Is Your Relationship Adrift

LOA Relationship Coach

Ted and Carrie have been married for six years, together for eight.  It’s clear when you hear them talk that they still love eachother very much.  However, what’s equally clear is, one child, two mortgages, three dogs, and one cross country move later, they are not happy together.   These two painfully illustrate how all the love in the world does not always make a happy marriage.  

Ted takes a deep breath and speaks the truth, “Somewhere along the line we just drifted apart.”
Carrie silently nods in agreement.

My husband and I just celebrated our fourth anniversary.  We’ve been together five and a half years.  Every year on our anniversary we do an annual review.  We don’t just have a marriage.  We have a contract that outlines how we will manage our relationship.  We break our relationship into all of its parts and discuss them, in detail.  We have made agreements with each other.  We have goals.  We use this annual review to make sure we are on track.  We are gut check honest.  We grade ourselves in each category.  This isn’t a conversation that lasts a few minutes or even a couple of hours.  It takes most of the day.  We finish our review and recommit to our marriage, in a very current way, which is not the same marriage it was four years ago.
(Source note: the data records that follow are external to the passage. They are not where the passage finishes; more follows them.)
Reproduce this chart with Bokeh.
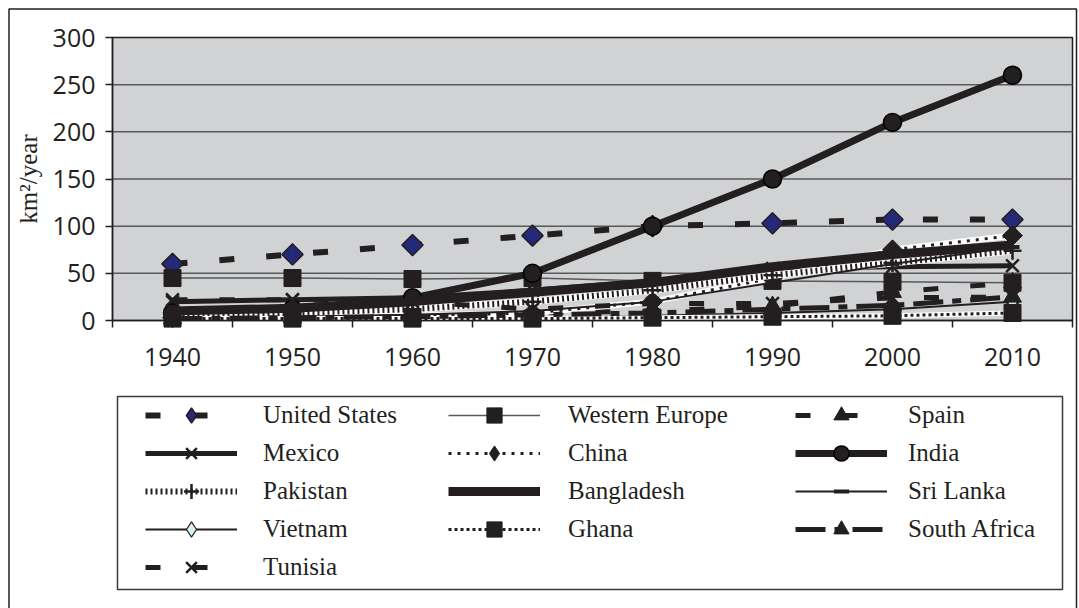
import math
from bokeh.plotting import figure
from bokeh.models import (Range1d, FixedTicker, Legend, LegendItem, BoxAnnotation,
                          ColumnDataSource)
from bokeh.embed import file_html
from bokeh.resources import INLINE

# ---------------- data ----------------
years = [1940, 1950, 1960, 1970, 1980, 1990, 2000, 2010]
year_labels = ["1940", "1950", "1960", "1970", "1980", "1990", "2000", "2010"]
y_ticks = [0, 50, 100, 150, 200, 250, 300]

united_states = [60, 70, 80, 90, 100, 103, 107, 107]
western_europe = [45, 45, 44, 45, 42, 42, 41, 40]
spain = [2, 3, 5, 8, 10, 15, 30, 40]
mexico = [20, 22, 24, 32, 42, 55, 57, 58]
china = [3, 4, 5, 8, 20, 45, 75, 90]
india = [8, 12, 24, 50, 100, 150, 210, 260]
pakistan = [5, 8, 12, 20, 32, 48, 61, 74]
bangladesh = [10, 13, 20, 30, 40, 57, 70, 80]
sri_lanka = [2, 4, 6, 10, 20, 40, 60, 78]
vietnam = [1, 1, 2, 3, 5, 8, 12, 20]
ghana = [2, 2, 2, 2, 3, 4, 5, 8]
south_africa = [2, 3, 4, 6, 8, 12, 16, 25]
tunisia = [22, 22, 20, 12, 18, 18, 24, 25]

INK = "#231f20"
W, H = 1079, 608

# plot-area geometry (pixels) -> data mapping used only for ranges/frames
PA_L, PA_R, PA_T, PA_B = 112, 1072, 37, 320
X_MIN, X_MAX, Y_MIN, Y_MAX = 1935, 2015, 0, 300
sx = (PA_R - PA_L) / (X_MAX - X_MIN)
sy = (PA_B - PA_T) / (Y_MAX - Y_MIN)


def xd(px):
    return X_MIN + (px - PA_L) / sx


def yd(py):
    return Y_MIN + (PA_B - py) / sy


p = figure(width=W, height=H, output_backend="svg", toolbar_location=None,
           x_range=Range1d(xd(0), xd(W)), y_range=Range1d(yd(H), yd(0)),
           min_border_left=0, min_border_right=0, min_border_top=0,
           min_border_bottom=0,
           background_fill_color="white", border_fill_color="white",
           outline_line_color=None)

# plot area background
p.add_layout(BoxAnnotation(left=X_MIN, right=X_MAX, bottom=Y_MIN, top=Y_MAX,
                           fill_color="#d1d2d4", fill_alpha=1, line_color=INK,
                           line_width=1.5, line_alpha=1, level="image"))

# horizontal gridlines inside plot area
p.segment(x0=X_MIN, x1=X_MAX, y0=y_ticks[1:-1], y1=y_ticks[1:-1],
          line_color="#58595b", line_width=1.5, level="underlay")
p.xgrid.visible = False
p.ygrid.visible = False

# axes (fixed inside the frame)
p.xaxis.fixed_location = 0
p.xaxis.bounds = (X_MIN, X_MAX)
p.xaxis.ticker = FixedTicker(ticks=years, minor_ticks=[X_MIN + 10 * i for i in range(9)])
p.xaxis.major_label_overrides = {y: s for y, s in zip(years, year_labels)}
p.xaxis.major_tick_line_color = None
p.xaxis.major_tick_out = 7
p.xaxis.major_tick_in = 0
p.xaxis.minor_tick_line_color = INK
p.xaxis.minor_tick_line_width = 1.5
p.xaxis.minor_tick_out = 7
p.xaxis.minor_tick_in = 0
p.xaxis.major_label_standoff = 20

p.yaxis.fixed_location = X_MIN
p.yaxis.bounds = (Y_MIN, Y_MAX)
p.yaxis.ticker = FixedTicker(ticks=y_ticks, minor_ticks=[])
p.yaxis.major_tick_out = 7
p.yaxis.major_tick_in = 0
p.yaxis.major_tick_line_color = INK
p.yaxis.major_tick_line_width = 1.5
p.yaxis.major_label_standoff = 10
p.yaxis.axis_label = "km²/year"
p.yaxis.axis_label_text_font = "Liberation Serif"
p.yaxis.axis_label_text_font_size = "25px"
p.yaxis.axis_label_text_font_style = "normal"
p.yaxis.axis_label_text_color = INK
p.yaxis.axis_label_standoff = 8

for ax in (p.xaxis, p.yaxis):
    ax.axis_line_color = INK
    ax.axis_line_width = 1.5
    ax.major_label_text_font = "Open Sans"
    ax.major_label_text_font_size = "25px"
    ax.major_label_text_color = INK


def series(vals, lines, marker=None, legend_marker=None):
    """Draw one series; returns the renderers used for its legend entry."""
    src = ColumnDataSource(dict(x=years, y=vals))
    rs = []
    for spec in lines:
        rs.append(p.line("x", "y", source=src, **spec))
    if marker:
        m = p.scatter("x", "y", source=src, **marker)
        if legend_marker is None:
            rs.append(m)
    if legend_marker:
        # legend-only glyph (legend markers cannot be rotated)
        rs.append(p.scatter("x", "y", source=src, visible=False, **legend_marker))
    return rs


r_us = series(united_states,
              [dict(line_color=INK, line_width=6, line_dash="15 32")],
              dict(marker="square", angle=math.pi / 4, size=15, fill_color="#25297a",
                   line_color=INK, line_width=1.5),
              dict(marker="diamond", fill_color="#25297a", line_color=INK,
                   line_width=1.5))
r_we = series(western_europe,
              [dict(line_color="#58595b", line_width=1.5)],
              dict(marker="square", size=17, fill_color=INK, line_color=INK))
r_es = series(spain,
              [dict(line_color=INK, line_width=5, line_dash="15 32")],
              dict(marker="triangle", size=18, fill_color=INK, line_color=INK))
r_mx = series(mexico,
              [dict(line_color=INK, line_width=5)],
              dict(marker="x", size=18, line_color=INK, line_width=2.5))
r_cn = series(china,
              [dict(line_color="white", line_width=6),
               dict(line_color=INK, line_width=3, line_dash="3 6")],
              dict(marker="square", angle=math.pi / 4, size=14, fill_color=INK,
                   line_color=INK),
              dict(marker="diamond", fill_color=INK, line_color=INK))
r_in = series(india,
              [dict(line_color=INK, line_width=7)],
              dict(marker="circle", size=18, fill_color=INK, line_color="black",
                   line_width=1.5))
r_pk = series(pakistan,
              [dict(line_color="white", line_width=7),
               dict(line_color=INK, line_width=6, line_dash="2 3")],
              dict(marker="cross", size=18, line_color=INK, line_width=2.5))
r_bd = series(bangladesh,
              [dict(line_color=INK, line_width=9)])
r_lk = series(sri_lanka,
              [dict(line_color=INK, line_width=2)],
              dict(marker="dash", size=14, line_color=INK, line_width=4))
r_vn = series(vietnam,
              [dict(line_color=INK, line_width=2)],
              dict(marker="square", angle=math.pi / 4, size=9, fill_color="#d8f1f6",
                   line_color=INK, line_width=1.2),
              dict(marker="diamond", fill_color="#d8f1f6", line_color=INK,
                   line_width=1.2))
r_gh = series(ghana,
              [dict(line_color="white", line_width=5),
               dict(line_color=INK, line_width=3, line_dash="3 3")],
              dict(marker="square", size=17, fill_color=INK, line_color=INK))
r_za = series(south_africa,
              [dict(line_color=INK, line_width=5, line_dash="30 9 9 9")],
              dict(marker="triangle", size=18, fill_color=INK, line_color=INK))
r_tn = series(tunisia,
              [dict(line_color=INK, line_width=5, line_dash="15 32")],
              dict(marker="x", size=18, line_color=INK, line_width=2.5))

ROW_H = 38     # legend row height (legend marker size = 0.4 * ROW_H)


def make_legend(entries, glyph_left_px, last_row_center_px, standoff):
    lg = Legend(items=[LegendItem(label=lab, renderers=rs) for lab, rs in entries],
                location=(glyph_left_px, H - (last_row_center_px + ROW_H / 2)),
                orientation="vertical",
                glyph_width=92, glyph_height=ROW_H, label_height=ROW_H,
                spacing=0,
                padding=0, margin=0, border_line_alpha=0, background_fill_alpha=0,
                label_standoff=standoff, label_text_font="Liberation Serif",
                label_text_font_size="25px", label_text_color=INK)
    p.add_layout(lg, "center")


make_legend([("United States", r_us), ("Mexico", r_mx), ("Pakistan", r_pk),
             ("Vietnam", r_vn), ("Tunisia", r_tn)], 145, 567, 26)
make_legend([("Western Europe", r_we), ("China", r_cn), ("Bangladesh", r_bd),
             ("Ghana", r_gh)], 448, 529, 28)
make_legend([("Spain", r_es), ("India", r_in), ("Sri Lanka", r_lk),
             ("South Africa", r_za)], 795, 529, 21)

# legend frame and outer chart frame
p.add_layout(BoxAnnotation(left=xd(117), right=xd(1062), top=yd(396), bottom=yd(589),
                           fill_alpha=0, line_color="#3a3a3a", line_width=1.5,
                           line_alpha=1))
p.add_layout(BoxAnnotation(left=xd(8.5), right=xd(1076), top=yd(8.5), bottom=yd(700),
                           fill_alpha=0, line_color=INK, line_width=1.5,
                           line_alpha=1))

open("out.html", "w").write(file_html(p, INLINE))
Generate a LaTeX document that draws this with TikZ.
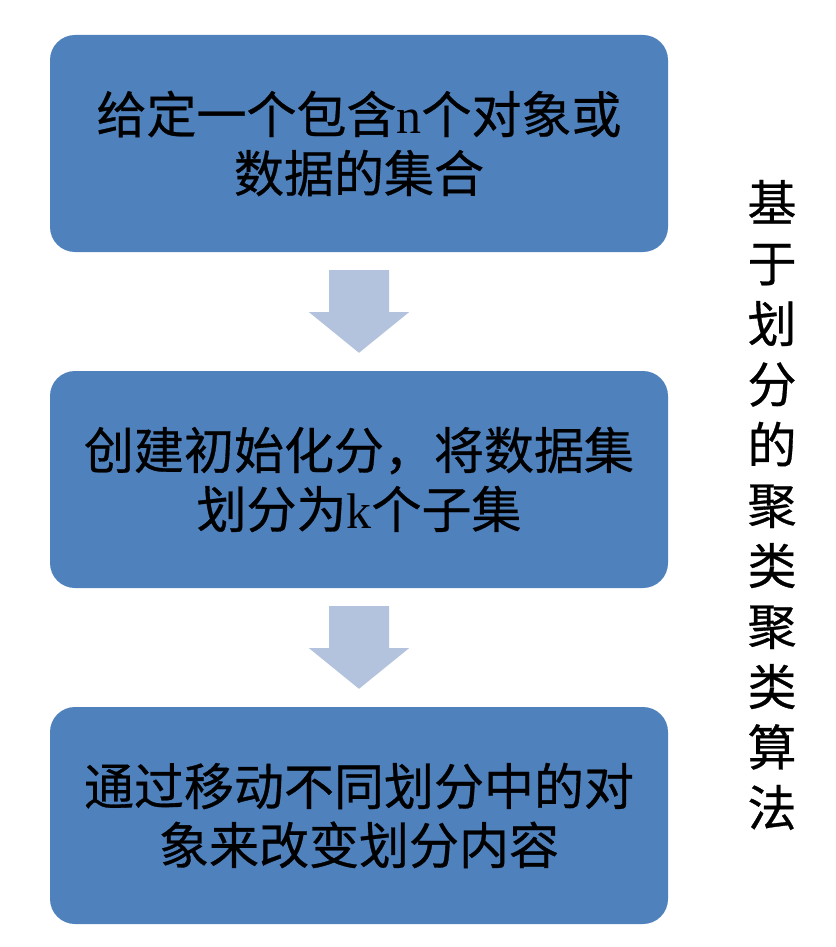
\documentclass[tikz,border=0pt]{standalone}
\usepackage{fontspec}
\setmainfont{Liberation Serif}
\newfontfamily\cjk[FakeBold=0.6]{Noto Sans CJK SC}
\usetikzlibrary{calc}
\definecolor{boxblue}{HTML}{4F81BD}
\definecolor{arrowblue}{HTML}{B3C3DE}
\newcommand{\lat}[1]{{\rmfamily #1}}
\tikzset{
  x=1pt,y=-1pt,
  stepbox/.style={fill=boxblue, rounded corners=25pt, minimum width=618pt, minimum height=217pt,
    inner sep=0pt, align=center, text=black,
    font=\cjk\fontsize{50}{59}\selectfont},
  downarrow/.style={fill=arrowblue, draw=none},
  sidetext/.style={inner sep=0pt, align=center, text=black, font=\cjk\fontsize{49}{60.5}\selectfont}
}
\begin{document}
\begin{tikzpicture}
\useasboundingbox (0,0) rectangle (835,947);
\node[stepbox] (b1) at (359,143.5) {给定一个包含\lat{n}个对象或\\数据的集合};
\node[stepbox] (b2) at (359,479.5) {创建初始化分，将数据集\\划分为\lat{k}个子集};
\node[stepbox] (b3) at (359,815.5) {通过移动不同划分中的对\\象来改变划分内容};
\foreach \a/\b in {b1/b2,b2/b3}{
  \fill[downarrow] ($(\a.south)+(-30,18)$) -- ($(\a.south)+(30,18)$) -- ($(\a.south)+(30,60)$)
    -- ($(\a.south)+(50,60)$) -- ($(\b.north)+(0,-18)$) -- ($(\a.south)+(-50,60)$)
    -- ($(\a.south)+(-30,60)$) -- cycle;
}
\node[sidetext] (side) at (772,505) {基\\于\\划\\分\\的\\聚\\类\\聚\\类\\算\\法};
\end{tikzpicture}
\end{document}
Is this a romantic way to spend an anniversary.  Sort of.  Is a contract that breaks a relationship into its many parts and outlines agreements and rules romantic.  Probably not.  So why do we do it?

Because Ted and Carrie and not an unusual couple.  In my practice I see it all the time.  People launch a relationship and set it adrift with all the love in their hearts and dreams for the future, but after they launch they let it go, they fail to steer the ship.  Unfortunately relationships do not steer themselves. (tweetable!)

It’s easier if you commit to being intentional with your relationship from the very beginning, but it’s never too late to take the wheel.  If you’re relationship isn’t what it once was, or what you want to be, it doesn’t have to mean something has gone wrong that can’t be fixed.  It might just mean you’re off course, and together you can stop the drift.